The basic idea of enriching interpersonal relationships by making the relationship a net gain for the other person is a great idea, but the "emotional bank account" analogy isn't the best.

If you view this in the naive sense of being owed more favors than you owe other people, you have to be the only one employing this strategy. If I have a positive "emotional" (favors) balance with you, you must therefore owe me favors and have a negative balance with me.

Unless you're the type of person, or in the type of relationship, that keeps track of favors owed, then the zero-sum bank account analogy falls down. A functioning relationship, working or personal, is built out of a series of positive-sum interactions. The kind of things the OP gives as examples of "deposits" (signs of respect, really). In that kind of relationship, once you've reached the level necessary to ask, and win, serious favors (the manager relocating to Orlando), that manager might have had more trust and respect after moving to Orlando, if only to maintain a consistent cognitive model (I must really trust and respect this guy, I moved to Orlando for him).

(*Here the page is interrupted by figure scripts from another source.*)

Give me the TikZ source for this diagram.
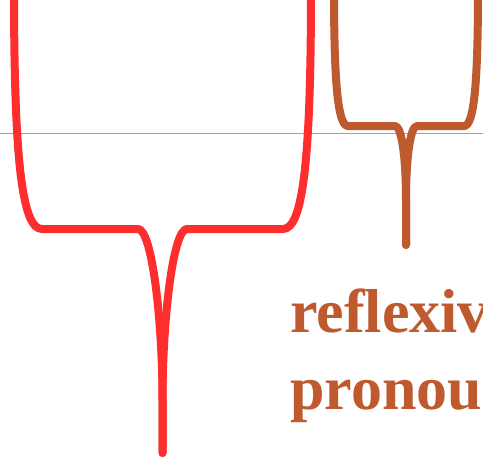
\documentclass[tikz,border=0pt]{standalone}
\usepackage{fontspec}
\setmainfont{Liberation Serif}
\definecolor{bred}{RGB}{255,46,46}
\definecolor{bbrown}{RGB}{190,90,45}
\definecolor{lgray}{RGB}{160,160,160}
\begin{document}
\begin{tikzpicture}[x=1pt,y=-1pt,
  redline/.style={draw=bred,line width=8pt,line cap=round,line join=round},
  brownline/.style={draw=bbrown,line width=8pt,line cap=round,line join=round},
  baseline/.style={draw=lgray,line width=1.5pt},
  lbl/.style={inner sep=0pt,anchor=base west,text=bbrown,font=\bfseries\fontsize{62}{76}\selectfont}]
\useasboundingbox (0,0) rectangle (483,458);
\fill[white] (0,0) rectangle (483,458);
% gray reference line
\coordinate (gl) at (-5,133.5);
\coordinate (gr) at (490,133.5);
\draw[baseline] (gl) -- (gr);
% red bracket
\coordinate (rtl) at (14,-12);
\coordinate (rtr) at (311,-12);
\coordinate (rbot) at (162.5,453);
\draw[redline] (rtl) .. controls (14,160) and (22,229) .. (42,229) -- (138,229)
  .. controls (152,229) and (162.5,320) .. (162.5,400) -- (rbot);
\draw[redline] (rtr) .. controls (311,160) and (303,229) .. (283,229) -- (187,229)
  .. controls (173,229) and (162.5,320) .. (162.5,400) -- (rbot);
% brown bracket
\coordinate (btl) at (334,-12);
\coordinate (btr) at (478,-12);
\coordinate (bbot) at (406,245);
\draw[brownline] (btl) .. controls (334,85) and (338,126) .. (348,126) -- (395,126)
  .. controls (402,126) and (406,160) .. (406,200) -- (bbot);
\draw[brownline] (btr) .. controls (478,85) and (474,126) .. (464,126) -- (417,126)
  .. controls (410,126) and (406,160) .. (406,200) -- (bbot);
% text
\node[lbl] (t1) at (290,332) {reflexive};
\node[lbl] (t2) at (290,409) {pronoun};
\end{tikzpicture}
\end{document}
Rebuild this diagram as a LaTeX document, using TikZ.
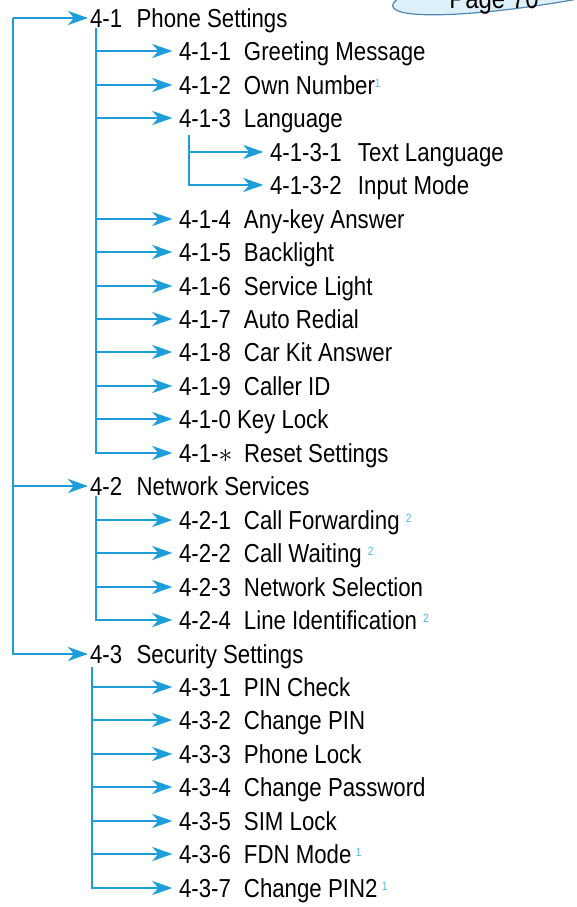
\documentclass[tikz,border=0pt]{standalone}
\usepackage{fontspec}
\setmainfont{Liberation Sans}[FakeStretch=0.855]
\usetikzlibrary{arrows.meta,calc}
\definecolor{menuBlue} {HTML}{1E9ED8}
\definecolor{noteBlue} {HTML}{4DB8E6}
\definecolor{tagFill}  {HTML}{DDF0F9}
\definecolor{tagEdge}  {HTML}{4E88B2}
\newcommand{\secno}[1]{\makebox[35pt][l]{#1}}
\newcommand{\itemno}[1]{\makebox[48.75pt][l]{#1}}
\newcommand{\subno}[1]{\makebox[66pt][l]{#1}}
\newcommand{\fnote}[1]{\raisebox{5pt}{\fontsize{9}{9}\selectfont\color{noteBlue}#1}}
\tikzset{
  font=\fontsize{19.5}{22}\selectfont,
  arrow/.style={-{Stealth[length=15pt,width=10.5pt,inset=4.5pt]},draw=menuBlue,line width=2.1pt,shorten >=5pt},
  entry/.style={anchor=west,inner sep=0pt,outer sep=0pt,text height=14pt,text depth=0pt},
  pagetag/.style={draw=tagEdge,fill=tagFill,line width=.9pt},
}

\begin{document}
\begin{tikzpicture}[x=.75pt,y=-.75pt]

\useasboundingbox (0,0) rectangle (576,907);

% page reference bubble, cut by the top edge
\draw[pagetag,rotate around={10:(570,-25)}] (570,-25) ellipse [x radius=180,y radius=25];
\node[anchor=base,font=\fontsize{21}{24}\selectfont] (page70) at (494,8) {Page 70};

\coordinate (root) at (13,18);

\node[entry] (s41) at (90,18) {\secno{4-1}Phone Settings};
\node[entry] (i411) at (179,51) {\itemno{4-1-1}Greeting Message};
\node[entry] (i412) at (179,85) {\itemno{4-1-2}Own Number\fnote{1}};
\node[entry] (i413) at (179,118) {\itemno{4-1-3}Language};
\node[entry] (i4131) at (270,152) {\subno{4-1-3-1}Text Language};
\node[entry] (i4132) at (270,185) {\subno{4-1-3-2}Input Mode};
\node[entry] (i414) at (179,219) {\itemno{4-1-4}Any-key Answer};
\node[entry] (i415) at (179,252) {\itemno{4-1-5}Backlight};
\node[entry] (i416) at (179,286) {\itemno{4-1-6}Service Light};
\node[entry] (i417) at (179,319) {\itemno{4-1-7}Auto Redial};
\node[entry] (i418) at (179,352) {\itemno{4-1-8}Car Kit Answer};
\node[entry] (i419) at (179,386) {\itemno{4-1-9}Caller ID};
\node[entry] (i410) at (179,419) {4-1-0 Key Lock};
\node[entry] (i41s) at (179,453) {\itemno{4-1-$\ast$}Reset Settings};

\node[entry] (s42) at (90,486) {\secno{4-2}Network Services};
\node[entry] (i421) at (179,520) {\itemno{4-2-1}Call Forwarding \fnote{2}};
\node[entry] (i422) at (179,553) {\itemno{4-2-2}Call Waiting \fnote{2}};
\node[entry] (i423) at (179,587) {\itemno{4-2-3}Network Selection};
\node[entry] (i424) at (179,620) {\itemno{4-2-4}Line Identification \fnote{2}};

\node[entry] (s43) at (90,654) {\secno{4-3}Security Settings};
\node[entry] (i431) at (179,687) {\itemno{4-3-1}PIN Check};
\node[entry] (i432) at (179,720) {\itemno{4-3-2}Change PIN};
\node[entry] (i433) at (179,754) {\itemno{4-3-3}Phone Lock};
\node[entry] (i434) at (179,787) {\itemno{4-3-4}Change Password};
\node[entry] (i435) at (179,821) {\itemno{4-3-5}SIM Lock};
\node[entry] (i436) at (179,854) {\itemno{4-3-6}FDN Mode\,\fnote{1}};
\node[entry] (i437) at (179,888) {\itemno{4-3-7}Change PIN2\,\fnote{1}};

% trunk
\draw[arrow,shorten >=1.5pt] (root) -- (s41);
\draw[arrow,shorten >=1.5pt] (root) |- (s42);
\draw[arrow,shorten >=1.5pt] (root) |- (s43);

% 4-1 branch
\coordinate (sp41) at ($(s41.west)+(6,10)$);
\draw[arrow] (sp41) |- (i411);
\draw[arrow] (sp41) |- (i412);
\draw[arrow] (sp41) |- (i413);
\draw[arrow] (sp41) |- (i414);
\draw[arrow] (sp41) |- (i415);
\draw[arrow] (sp41) |- (i416);
\draw[arrow] (sp41) |- (i417);
\draw[arrow] (sp41) |- (i418);
\draw[arrow] (sp41) |- (i419);
\draw[arrow] (sp41) |- (i410);
\draw[arrow] (sp41) |- (i41s);

\coordinate (sp413) at ($(i413.west)+(10,17)$);
\draw[arrow] (sp413) |- (i4131);
\draw[arrow] (sp413) |- (i4132);

% 4-2 branch
\coordinate (sp42) at ($(s42.west)+(6,10)$);
\draw[arrow] (sp42) |- (i421);
\draw[arrow] (sp42) |- (i422);
\draw[arrow] (sp42) |- (i423);
\draw[arrow] (sp42) |- (i424);

% 4-3 branch
\coordinate (sp43) at ($(s43.west)+(2,13)$);
\draw[arrow] (sp43) |- (i431);
\draw[arrow] (sp43) |- (i432);
\draw[arrow] (sp43) |- (i433);
\draw[arrow] (sp43) |- (i434);
\draw[arrow] (sp43) |- (i435);
\draw[arrow] (sp43) |- (i436);
\draw[arrow] (sp43) |- (i437);

\end{tikzpicture}
\end{document}
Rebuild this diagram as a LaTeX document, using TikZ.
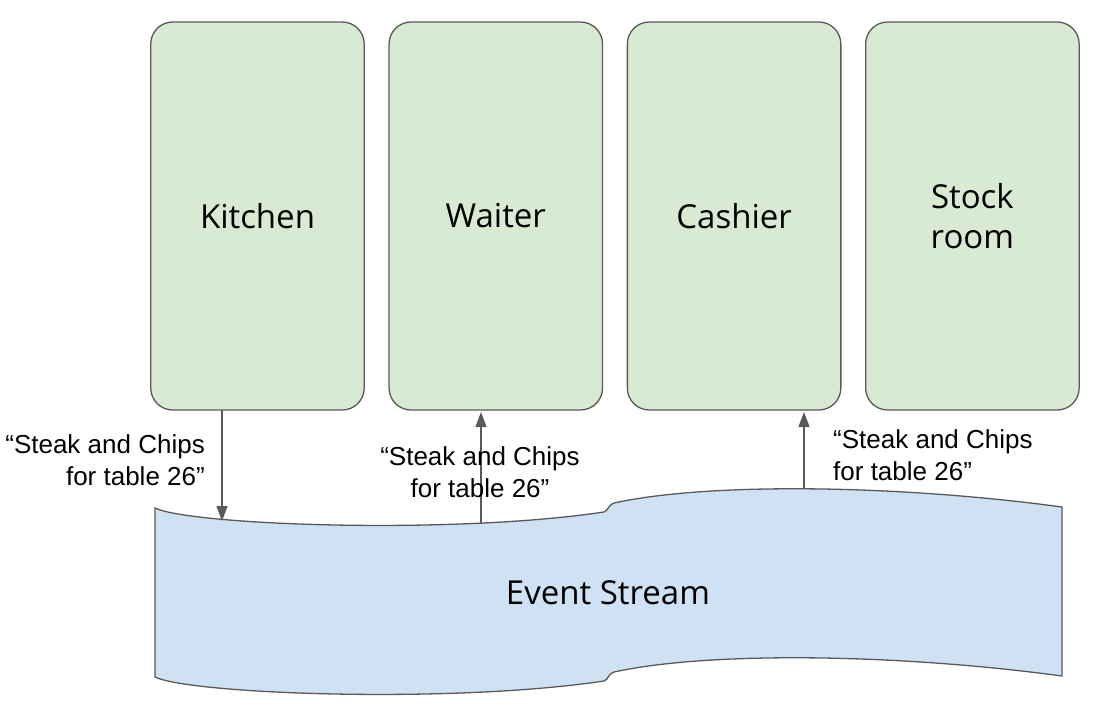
\documentclass[tikz,border=0pt]{standalone}
\usepackage{fontspec}
\setmainfont{Liberation Sans}
\newfontfamily\opensans{Open Sans}
\usetikzlibrary{arrows.meta,positioning}
\definecolor{boxgreen}{HTML}{D9EAD3}
\definecolor{streamblue}{HTML}{CFE2F3}
\definecolor{edgegray}{HTML}{595959}
\tikzset{%
   actor/.style={
      rectangle,
      rounded corners=22pt,
      draw=edgegray,
      fill=boxgreen,
      line width=1.3pt,
      minimum width=213.5pt,
      minimum height=388pt,
      outer sep=0pt,
      align=center,
      font=\opensans\fontsize{33}{40}\selectfont
   },
   msg/.style={
      font=\fontsize{26}{32}\selectfont,
      inner sep=0pt
   },
   flow/.style={
      draw=edgegray,
      line width=1.3pt,
      -{Triangle[length=15pt,width=11pt]}
   },
   stream/.style={
      draw=edgegray,
      fill=streamblue,
      line width=1.3pt
   },
}

\begin{document}
\begin{tikzpicture}[x=1pt, y=-1pt, node distance=24.8pt]
   \useasboundingbox (0,0) rectangle (1112,718);
   \path[stream] (155,508) .. controls (190,525) and (450,535) .. (604,512)
      .. controls (609,510) and (607,506) .. (614,503)
      .. controls (710,482) and (900,485) .. (1062,507)
      -- (1062,676)
      .. controls (900,654) and (710,651) .. (614,672)
      .. controls (607,675) and (609,679) .. (604,681)
      .. controls (450,704) and (190,694) .. (155,677) -- cycle;
   \node[font=\opensans\fontsize{33}{40}\selectfont] (events) at (608,593) {Event Stream};
   \node[actor] (kitchen) at (257.5,216) {Kitchen};
   \node[actor, right=of kitchen] (waiter) {Waiter};
   \node[actor, right=of waiter] (cashier) {Cashier};
   \node[actor, right=of cashier] (stock) {Stock\\room};
   \coordinate (k) at (222,521);
   \coordinate (w) at (481,523);
   \coordinate (c) at (804,488);
   \draw[flow] (kitchen.south -| k) -- (k);
   \draw[flow, shorten >=2pt] (w) -- (waiter.south -| w);
   \draw[flow, shorten >=2pt] (c) -- (cashier.south -| c);
   \node[msg, align=right, anchor=east] (kmsg) at (205,460) {“Steak and Chips\\for table 26”};
   \node[msg, align=center] (wmsg) at (480,472) {“Steak and Chips\\for table 26”};
   \node[msg, align=left, anchor=west] (cmsg) at (833,455) {“Steak and Chips\\for table 26”};
\end{tikzpicture}
\end{document}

The basic concept can be summed up in 2 sentences: Do nice things for people and they'll do nice things for you. Treat them like crap or ask for too much too often and they'll treat you the same way in return. Which pretty much seems like common sense to me.

The idea of a give and take bank account balance is somewhat strange. I can see where the intent is with the metaphore, but I don't think it's an accurate, or, more importantly, entirely healthy one.

I prefer to keep my relationships a little more fluid, rather than keeping a record of who owes who how many favors. But maybe I'm in a unique situation with regards to my job, in that my employer is also a really great friend and it's pretty much a given that we'll both do all we can to help the other out, just because we like doing so.


I wonder how roachblog's emotional bank account balance stands with Covey after ripping off half the blog post from him?


great concept, especially for developers who tend to focus on content over process, and otherwise miss "the big picture."

"emotional" currency is more complex than actual money, since the two parties may disagree about what constitutes actual money (let alone disagree on valuation). this seems more problematic for personal rather than work relationships.


Cash is cash, how one is treated is whole new ballgame.